According to a status report filed today, the UK granted the exception on January 12, and Pham will soon be re-indicted in preparation for a trial at which — having little to lose given his current sentence at Florence — he will vigorously contest both what he said in interviews he gave while in transit and the evidence provided by Warsame.
Silver lining: That Pham was charged in US criminal court, sentenced to 40 years, and has clock starting on that 40 year sentence still puts justice for he and any of his victims well ahead of most of the Kafka-esque Guantanamo military tribunal cases.
While fully automatic Kalashnikov rifles are technically illegal in Afghanistan, it’s still probably worthwhile that Pham should argue his firearms case given Afghanistan’s lax firearms law enforcement for last 50 years, particularly nonuniform application of law through large parts of country and particularly under Taliban jurisdiction.
It’s an uphill battle, but applying US firearm criminal law to a British national engaging in certain acts in Afghanistan seems a bit circuitous; Britain or Afghanistan should probably better try him on the firearms violation.
Turns out the rule of specialty may be flexible.
I guess it did not register, but I wrote about Assange and the flexible rule of specialty nearly two years ago.
It registered! [You’re saying I should link??]
Tangentially, the Sacoolas case got even more complicated recently, now that there’s a civil action against her in the US. Her lawyer admitted in court that she was “employed by an intelligence agency” (clarified to mean the State Dept, which suggests INR) but wasn’t acknowledged as a spook by the embassy. That in turn puts strain on the UK-US agreement that waives employees’ rights to diplomatic immunity but grants it to their families.
(The presiding judge is T. S. Ellis, better known around these parts for his somewhat cantankerous overseeing of Manafort’s EDVA trial.)

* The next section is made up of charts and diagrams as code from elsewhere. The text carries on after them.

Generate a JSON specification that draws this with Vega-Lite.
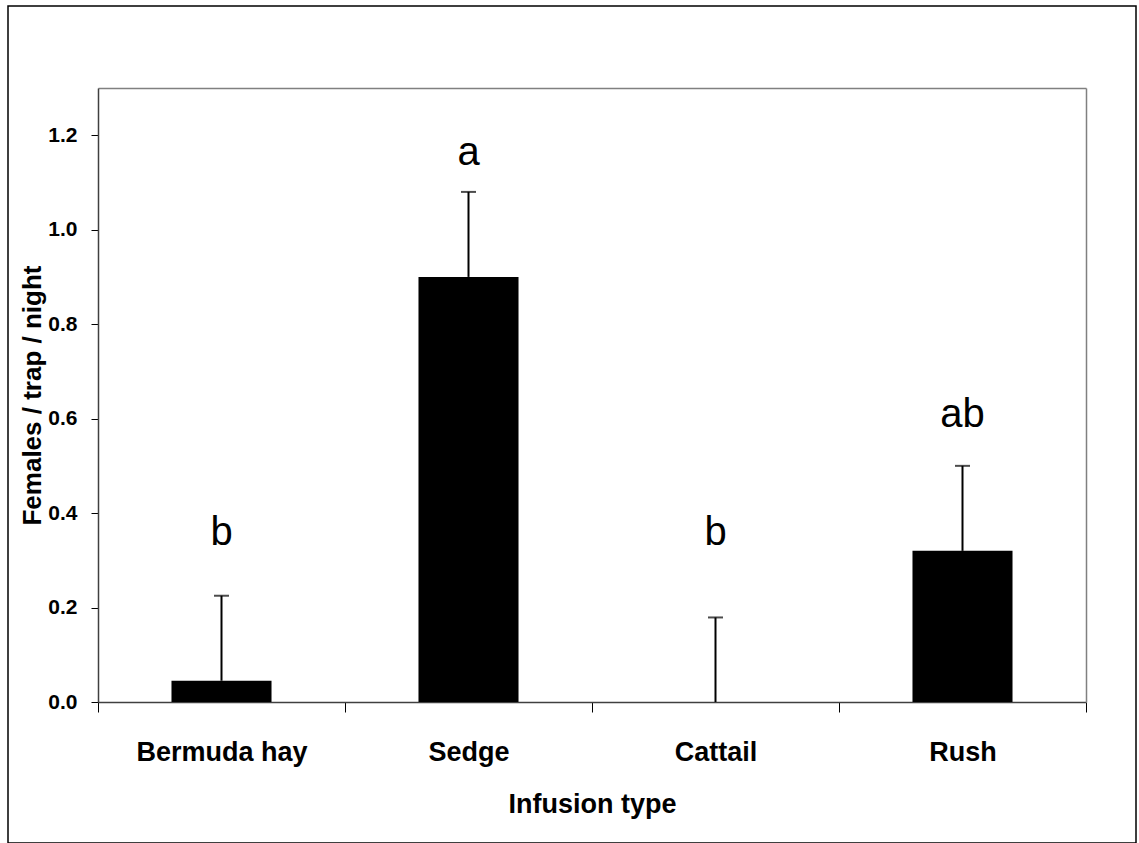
{
  "$schema": "https://vega.github.io/schema/vega-lite/v6.json",
  "autosize": "none",
  "padding": {"left": 8, "top": 6, "right": 3, "bottom": 0},
  "width": 1128,
  "height": 837,
  "background": "white",
  "config": {
    "view": {"stroke": "#000000", "strokeWidth": 1.5},
    "font": "Liberation Sans"
  },
  "data": {
    "values": [
      {"type": "Bermuda hay", "mean": 0.045, "upper": 0.225, "letter": "b", "ly": 0.332},
      {"type": "Sedge", "mean": 0.9, "upper": 1.08, "letter": "a", "ly": 1.137},
      {"type": "Cattail", "mean": 0.0, "upper": 0.179, "letter": "b", "ly": 0.332},
      {"type": "Rush", "mean": 0.32, "upper": 0.5, "letter": "ab", "ly": 0.582}
    ]
  },
  "resolve": {"axis": {"x": "independent", "y": "independent"}},
  "layer": [
    {
      "mark": {"type": "bar", "color": "#000000", "width": {"band": 0.405}},
      "encoding": {
        "x": {
          "field": "type", "type": "nominal", "sort": null,
          "scale": {"range": [90, 1078], "paddingInner": 0, "paddingOuter": 0},
          "axis": {
            "orient": "bottom", "offset": -141, "title": "Infusion type",
            "labelAngle": 0, "labelFont": "Liberation Sans", "labelFontSize": 27, "labelFontWeight": "bold", "labelColor": "#000000",
            "labelBaseline": "alphabetic", "labelPadding": 48,
            "tickBand": "extent", "tickSize": 10, "tickColor": "#000000", "tickWidth": 1,
            "domainColor": "#404040", "domainWidth": 1.5,
            "titleFont": "Liberation Sans", "titleFontSize": 27, "titleFontWeight": "bold", "titleColor": "#000000",
            "titleBaseline": "alphabetic", "titleY": 110
          }
        },
        "y": {
          "field": "mean", "type": "quantitative",
          "scale": {"domain": [0, 1.3], "range": [696, 82], "nice": false, "zero": true},
          "axis": {
            "orient": "left", "offset": -90, "title": "Females / trap / night",
            "values": [0, 0.2, 0.4, 0.6, 0.8, 1.0, 1.2], "format": ".1f",
            "labelFont": "Liberation Sans", "labelFontSize": 21, "labelFontWeight": "bold", "labelColor": "#000000",
            "labelPadding": 14, "tickSize": 7, "tickColor": "#000000", "tickWidth": 1,
            "domainColor": "#404040", "domainWidth": 1.5, "grid": false,
            "titleFont": "Liberation Sans", "titleFontSize": 26, "titleFontWeight": "bold", "titleColor": "#000000",
            "titleBaseline": "alphabetic", "titleX": -58, "titleAngle": -90
          }
        }
      }
    },
    {
      "mark": {"type": "rule", "color": "#000000", "strokeWidth": 2},
      "encoding": {
        "x": {
          "field": "type", "type": "nominal", "sort": null,
          "scale": {"range": [90, 1078], "paddingInner": 0, "paddingOuter": 0},
          "axis": {"orient": "top", "offset": -82, "title": null, "labels": false, "ticks": false, "domainColor": "#808080", "domainWidth": 1.5}
        },
        "y": {
          "field": "mean", "type": "quantitative",
          "scale": {"domain": [0, 1.3], "range": [696, 82], "nice": false, "zero": true},
          "axis": {"orient": "right", "offset": -50, "title": null, "labels": false, "ticks": false, "grid": false, "domainColor": "#808080", "domainWidth": 1.5}
        },
        "y2": {"field": "upper"}
      }
    },
    {
      "mark": {"type": "tick", "color": "#000000", "size": 15, "thickness": 2},
      "encoding": {
        "x": {"field": "type", "type": "nominal", "sort": null, "axis": null,
          "scale": {"range": [90, 1078], "paddingInner": 0, "paddingOuter": 0}},
        "y": {"field": "upper", "type": "quantitative", "axis": null,
          "scale": {"domain": [0, 1.3], "range": [696, 82], "nice": false, "zero": true}}
      }
    },
    {
      "mark": {"type": "text", "color": "#000000", "font": "Liberation Sans", "fontSize": 40, "baseline": "alphabetic", "align": "center"},
      "encoding": {
        "x": {"field": "type", "type": "nominal", "sort": null, "axis": null,
          "scale": {"range": [90, 1078], "paddingInner": 0, "paddingOuter": 0}},
        "y": {"field": "ly", "type": "quantitative", "axis": null,
          "scale": {"domain": [0, 1.3], "range": [696, 82], "nice": false, "zero": true}},
        "text": {"field": "letter"}
      }
    }
  ]
}
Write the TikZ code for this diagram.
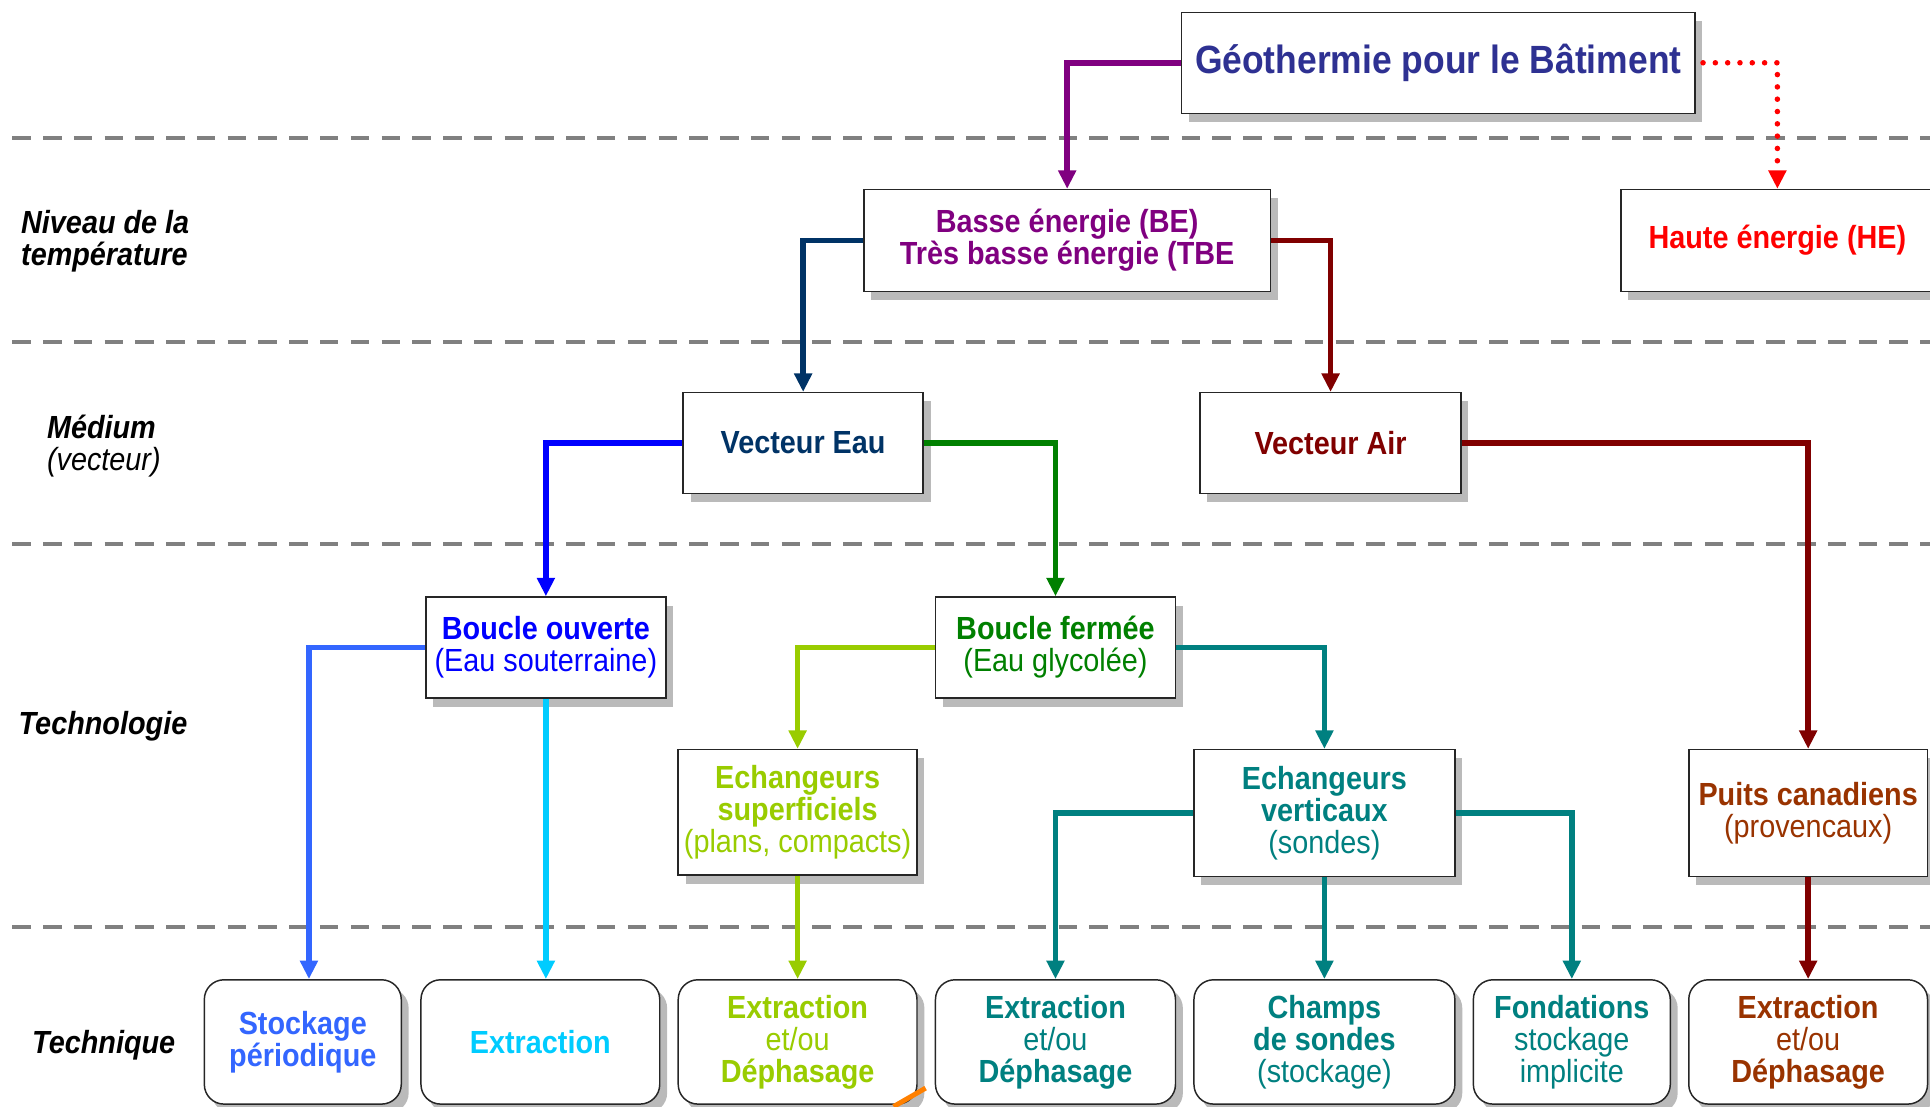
\documentclass[tikz,border=0pt]{standalone}
\usepackage{fontspec}
\setmainfont{Liberation Sans}
\newfontfamily\nrw{Liberation Sans}[FakeStretch=0.9]
\usetikzlibrary{arrows.meta,shadows,calc}
\definecolor{geoblue}{HTML}{2E3192}
\definecolor{cpurple}{HTML}{800080}
\definecolor{cred}{HTML}{FF0000}
\definecolor{cnavy}{HTML}{003366}
\definecolor{cdred}{HTML}{800000}
\definecolor{cblue}{HTML}{0000FF}
\definecolor{cgreen}{HTML}{008000}
\definecolor{clime}{HTML}{99CC00}
\definecolor{cteal}{HTML}{008080}
\definecolor{cbrown}{HTML}{993300}
\definecolor{cstock}{HTML}{3366FF}
\definecolor{ccyan}{HTML}{00CCFF}
\definecolor{cgrid}{HTML}{808080}
\tikzset{
  boxsh/.style={draw=black!85, line width=1.2pt, fill=white, inner sep=0pt, align=center,
    drop shadow={shadow xshift=6pt, shadow yshift=-7pt, opacity=0.45, fill=black!60},
    font=\nrw\bfseries\fontsize{26}{26}\selectfont},
  roundbox/.style={boxsh, rounded corners=16pt},
  conn/.style={line width=4.5pt, -{Triangle[length=15pt,width=14pt]}},
  gridline/.style={cgrid, line width=3.5pt, dash pattern=on 15pt off 10pt},
  sidelab/.style={anchor=west, align=left, inner sep=0pt, font=\nrw\bfseries\itshape\fontsize{26}{26}\selectfont}
}
\begin{document}
\begin{tikzpicture}[x=1pt,y=-1pt]
\useasboundingbox (0,0) rectangle (1568,899);
% grid lines
\foreach \yy in {112,278,442,753} \draw[gridline] (10,\yy) -- (1568,\yy);

% side labels
\node[sidelab] (l1) at (17,196) {Niveau de la\\température};
\node[sidelab] (l2) at (38,362) {Médium\\{\mdseries (vecteur)}};
\node[sidelab] (l3) at (15,590) {Technologie};
\node[sidelab] (l4) at (26,849) {Technique};

% nodes
\node[boxsh, minimum width=417, minimum height=82, text=geoblue, font=\nrw\bfseries\fontsize{32}{34}\selectfont] (geo) at (1168.5,51) {Géothermie pour le Bâtiment};
\node[boxsh, minimum width=330, minimum height=83, text=cpurple] (be) at (867,195.5) {Basse énergie (BE)\\Très basse énergie (TBE};
\node[boxsh, minimum width=254, minimum height=83, text=cred] (he) at (1444,195.5) {Haute énergie (HE)};
\node[boxsh, minimum width=195, minimum height=82, text=cnavy] (ve) at (652.5,360) {Vecteur Eau};
\node[boxsh, minimum width=212, minimum height=82, text=cdred] (va) at (1081,360) {Vecteur Air};
\node[boxsh, minimum width=195, minimum height=82, text=cblue] (bo) at (443.5,526) {Boucle ouverte\\{\mdseries (Eau souterraine)}};
\node[boxsh, minimum width=195, minimum height=82, text=cgreen] (bf) at (857.5,526) {Boucle fermée\\{\mdseries (Eau glycolée)}};
\node[boxsh, minimum width=194, minimum height=102, text=clime] (es) at (648,660) {Echangeurs\\superficiels\\{\mdseries (plans, compacts)}};
\node[boxsh, minimum width=212, minimum height=103, text=cteal] (ev) at (1076,660.5) {Echangeurs\\verticaux\\{\mdseries (sondes)}};
\node[boxsh, minimum width=194, minimum height=103, text=cbrown] (pc) at (1469,660.5) {Puits canadiens\\{\mdseries (provencaux)}};

\node[roundbox, minimum width=160, minimum height=101, text=cstock] (t1) at (246,846.5) {Stockage\\périodique};
\node[roundbox, minimum width=194, minimum height=101, text=ccyan] (t2) at (439,846.5) {Extraction};
\node[roundbox, minimum width=194, minimum height=101, text=clime] (t3) at (648,846.5) {Extraction\\{\mdseries et/ou}\\Déphasage};
\node[roundbox, minimum width=195, minimum height=101, text=cteal] (t4) at (857.5,846.5) {Extraction\\{\mdseries et/ou}\\Déphasage};
\node[roundbox, minimum width=212, minimum height=101, text=cteal] (t5) at (1076,846.5) {Champs\\de sondes\\{\mdseries (stockage)}};
\node[roundbox, minimum width=160, minimum height=101, text=cteal] (t6) at (1277,846.5) {Fondations\\{\mdseries stockage}\\{\mdseries implicite}};
\node[roundbox, minimum width=194, minimum height=101, text=cbrown] (t7) at (1469,846.5) {Extraction\\{\mdseries et/ou}\\Déphasage};

% connectors
\draw[conn, cpurple] (geo.west) -| (be.north);
\draw[cred, line width=4.5pt, dash pattern=on 0pt off 10pt, line cap=round, -{Triangle[length=15pt,width=14pt]}] ([xshift=6pt]geo.east) -| (he.north);
\draw[conn, cnavy] (be.west) -| (ve.north);
\draw[conn, cdred] (be.east) -| (va.north);
\draw[conn, cblue] (ve.west) -| (bo.north);
\draw[conn, cgreen] (ve.east) -| (bf.north);
\draw[conn, cdred] (va.east) -| (pc.north);
\draw[conn, cstock] (bo.west) -| ([xshift=5pt]t1.north);
\draw[conn, ccyan] (bo.south) -- (bo.south |- t2.north);
\draw[conn, clime] (bf.west) -| (es.north);
\draw[conn, cteal] (bf.east) -| (ev.north);
\draw[conn, clime] (es.south) -- (t3.north);
\draw[conn, cteal] (ev.west) -| (t4.north);
\draw[conn, cteal] (ev.south) -- (t5.north);
\draw[conn, cteal] (ev.east) -| (t6.north);
\draw[conn, cdred] (pc.south) -- (t7.north);

% cut-off fragment at the bottom edge
\draw[orange, line width=4pt] (726,899) -- (752,884);
\end{tikzpicture}
\end{document}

I would hope neither governments gets bent out of shape over the Dunn’s civil case; they shouldn’t.
UK solved the big international relations problem through its own courts back in November when it determined Sacoolas had diplomatic immunity from criminal prosecution.
This latest determination that civil case can proceed was by our US government; US federal court.
It seems like everything is working as best it can on this one.
As an American, I sympathize with the Dunn family even if I don’t want my diplomats subjected to every country’s domestic laws where US diplomats might serve.
She wasn’t a diplomat though, was she? The UK Government determination was made on the basis of a US lie that she was there as a spouse only. That is a strain.
Unless I am mistaken, criminally, the UK has already ruled definitively on this. Let the civil case be what it shall be, and that is fine.
Wheels within wheels. It is vital to the current political stance of the UK that once you have been deprived of your citizenship the UK really does not care about you. This arises from the much more deserving case of Shamima Begum, born in the UK but who went to join ISIS when she was only a young and impressionable girl of fifteen. The UK shamefully took away her British citizenship arguing she was entitled to Bangladeshi citizenship, which Bangladesh said she clearly wasn’t. My Government not about to the seen to take any responsibility for a rather less deserving Pham.